GOAL
Quote the data exactly, first line to the line containing "import plotly.graph_objects as go", with no pictures.

DATASET CONTENT
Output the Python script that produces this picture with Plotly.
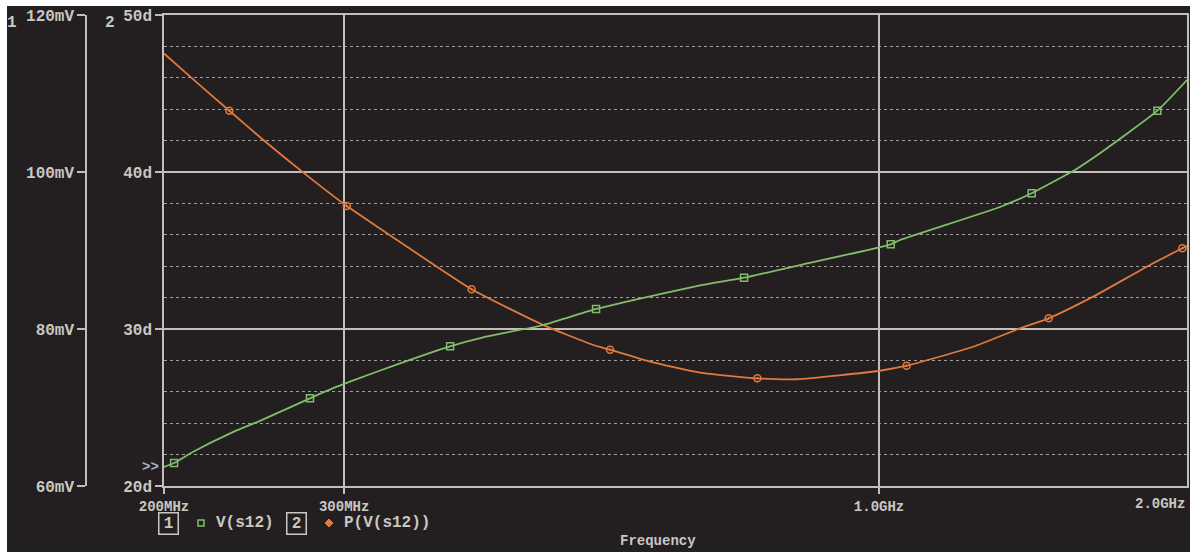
import math
import plotly.graph_objects as go

# ---------------- data ----------------
# V(s12) magnitude, mV, vs frequency (MHz)
v_freq = [200, 204.6, 213.6, 233.8, 248.2, 277.8, 295, 303.9, 340.2, 380.8, 410.3,
          469.8, 528.9, 575.2, 668.5, 738, 836.8, 1026.7, 1048.4, 1313, 1410, 1479,
          1554, 1644, 1871, 2000]
v_mv = [62.42, 62.93, 64.37, 66.9, 68.3, 71.17, 72.65, 73.29, 75.63, 77.80, 78.94,
        80.51, 82.55, 83.69, 85.55, 86.54, 88.15, 90.79, 91.34, 95.54, 97.29, 98.73,
        100.25, 102.38, 107.81, 111.72]
v_marker_idx = [1, 5, 9, 12, 15, 17, 20, 24]

# P(V(s12)) phase, degrees, vs frequency (MHz)
p_freq = [200, 212.1, 231.7, 250.1, 273.7, 301.8, 325.2, 340.2, 399.7, 469.8, 525.7,
          545.8, 597.3, 668.5, 760.4, 831.4, 1002, 1064, 1236, 1373, 1465, 1619,
          1840, 1979, 2000]
p_deg = [47.55, 46.07, 43.90, 42.04, 39.96, 37.83, 36.40, 35.54, 32.53, 30.25, 28.98,
         28.68, 27.92, 27.22, 26.86, 26.80, 27.34, 27.66, 28.87, 30.04, 30.68, 32.06,
         34.08, 35.14, 35.29]
p_marker_idx = [2, 5, 8, 11, 14, 17, 20, 23]

x_tick_vals = [200, 300, 1000]
x_tick_text = ["200MHz", "300MHz", "1.0GHz"]
x_last_tick = 2000
x_last_text = "2.0GHz"

# ---------------- style ----------------
W, H = 1190, 552
BG = "#231f21"
GRID = "#c4beb8"
DOT = "#a09c9a"
TXT = "#c9c7c2"
GREEN = "#80bd6c"
ORANGE = "#e07a3c"
FONT = "Liberation Mono"

ML, MR, MT, MB = 0, 3, 15, 66
PW = W - ML - MR
PH = H - MT - MB
X0 = 164  # plot left edge (px)
AX1 = 86  # mV axis position (px)


def px(x):
    return (x - ML) / PW


def py(y):
    return (H - MB - y) / PH


fig = go.Figure()

fig.add_trace(go.Scatter(x=v_freq, y=v_mv, yaxis="y2", mode="lines",
                         line=dict(color=GREEN, width=1.8, shape="spline", smoothing=0.5),
                         hoverinfo="skip", showlegend=False))
fig.add_trace(go.Scatter(x=[v_freq[i] for i in v_marker_idx], y=[v_mv[i] for i in v_marker_idx],
                         yaxis="y2", mode="markers",
                         marker=dict(symbol="square-open", size=7, color=GREEN, line=dict(width=1.5, color=GREEN)),
                         hoverinfo="skip", showlegend=False))
fig.add_trace(go.Scatter(x=p_freq, y=p_deg, yaxis="y", mode="lines",
                         line=dict(color=ORANGE, width=1.8, shape="spline", smoothing=0.5),
                         hoverinfo="skip", showlegend=False))
fig.add_trace(go.Scatter(x=[p_freq[i] for i in p_marker_idx], y=[p_deg[i] for i in p_marker_idx],
                         yaxis="y", mode="markers",
                         marker=dict(symbol="circle-open-dot", size=7, color=ORANGE, line=dict(width=1.5, color=ORANGE)),
                         hoverinfo="skip", showlegend=False))

yfont = dict(family=FONT, size=16, color=TXT, weight="bold")
xfont = dict(family=FONT, size=14, color=TXT, weight="bold")

fig.update_layout(
    width=W, height=H,
    margin=dict(l=ML, r=MR, t=MT, b=MB, pad=0, autoexpand=False),
    paper_bgcolor=BG, plot_bgcolor=BG,
    showlegend=False,
    xaxis=dict(type="log", range=[math.log10(200), math.log10(2000)],
               domain=[px(X0), 1], automargin=False,
               tickvals=x_tick_vals, ticktext=x_tick_text, tickfont=xfont,
               ticks="outside", ticklen=6, tickcolor=GRID, tickwidth=1.5,
               showgrid=True, gridcolor=GRID, gridwidth=1.5,
               showline=True, linecolor=GRID, linewidth=1.5, mirror=True,
               zeroline=False),
    yaxis=dict(range=[20, 50], dtick=10, ticksuffix="d", tickfont=yfont, automargin=False,
               ticks="outside", ticklen=7, tickcolor=GRID, tickwidth=1.5,
               showgrid=True, gridcolor=GRID, gridwidth=1.5,
               minor=dict(dtick=2, showgrid=True, gridcolor=DOT, griddash="dot", gridwidth=1),
               showline=True, linecolor=GRID, linewidth=1.5, mirror=True,
               zeroline=False),
    yaxis2=dict(range=[60, 120], dtick=20, ticksuffix="mV", tickfont=yfont, automargin=False,
                overlaying="y", anchor="free", position=px(AX1), side="left",
                ticks="outside", ticklen=8, tickcolor=GRID, tickwidth=1.5,
                showgrid=False, showline=True, linecolor=GRID, linewidth=1.5,
                zeroline=False),
)

# white strips at top and left of the picture
fig.add_shape(type="rect", xref="paper", yref="paper", x0=px(-5), x1=px(7), y0=py(-5), y1=py(H + 5),
              fillcolor="white", line=dict(width=0), layer="below")
fig.add_shape(type="rect", xref="paper", yref="paper", x0=px(-5), x1=px(W + 5), y0=py(-5), y1=py(6),
              fillcolor="white", line=dict(width=0), layer="below")

ann = []
ann.append(dict(x=math.log10(x_last_tick), xref="x", y=py(504), yref="paper", text=x_last_text,
                xanchor="right", yanchor="middle", showarrow=False, font=xfont))
lab = dict(family=FONT, size=16, color=TXT, weight="bold")
ann.append(dict(x=px(12), y=py(23), xref="paper", yref="paper", text="1", showarrow=False,
                font=lab, xanchor="center", yanchor="middle"))
ann.append(dict(x=px(110), y=py(23), xref="paper", yref="paper", text="2", showarrow=False,
                font=lab, xanchor="center", yanchor="middle"))
ann.append(dict(x=px(151), y=py(467), xref="paper", yref="paper", text=">>", showarrow=False,
                font=dict(family=FONT, size=14, color="#a9b2c4", weight="bold"), xanchor="center", yanchor="middle"))
ann.append(dict(x=px(658), y=py(541), xref="paper", yref="paper", text="Frequency", showarrow=False,
                font=xfont, xanchor="center", yanchor="middle"))
legend_y = py(523)
ann.append(dict(x=px(168.5), y=legend_y, xref="paper", yref="paper", text="1", showarrow=False,
                font=lab, bordercolor=TXT, borderwidth=1.5, borderpad=1, width=16,
                xanchor="center", yanchor="middle"))
ann.append(dict(x=px(214), y=legend_y, xref="paper", yref="paper", text="V(s12)", showarrow=False,
                font=lab, xanchor="left", yanchor="middle"))
ann.append(dict(x=px(297), y=legend_y, xref="paper", yref="paper", text="2", showarrow=False,
                font=lab, bordercolor=TXT, borderwidth=1.5, borderpad=1, width=16,
                xanchor="center", yanchor="middle"))
ann.append(dict(x=px(342), y=legend_y, xref="paper", yref="paper", text="P(V(s12))", showarrow=False,
                font=lab, xanchor="left", yanchor="middle"))
fig.update_layout(annotations=ann)

# legend symbols
fig.add_shape(type="rect", xref="paper", yref="paper", x0=px(198), x1=px(204), y0=py(526), y1=py(520),
              line=dict(color=GREEN, width=1.5), fillcolor="rgba(0,0,0,0)")
fig.add_shape(type="path", xref="paper", yref="paper",
              path=f"M {px(325)} {py(523)} L {px(329)} {py(519)} L {px(333)} {py(523)} L {px(329)} {py(527)} Z",
              line=dict(color=ORANGE, width=1), fillcolor=ORANGE)

fig.write_html("out.html", config={"displayModeBar": False},
               post_script="document.body.style.margin='0';")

FULL ANSWER
Output the Python script that produces this picture with Plotly.
import math
import plotly.graph_objects as go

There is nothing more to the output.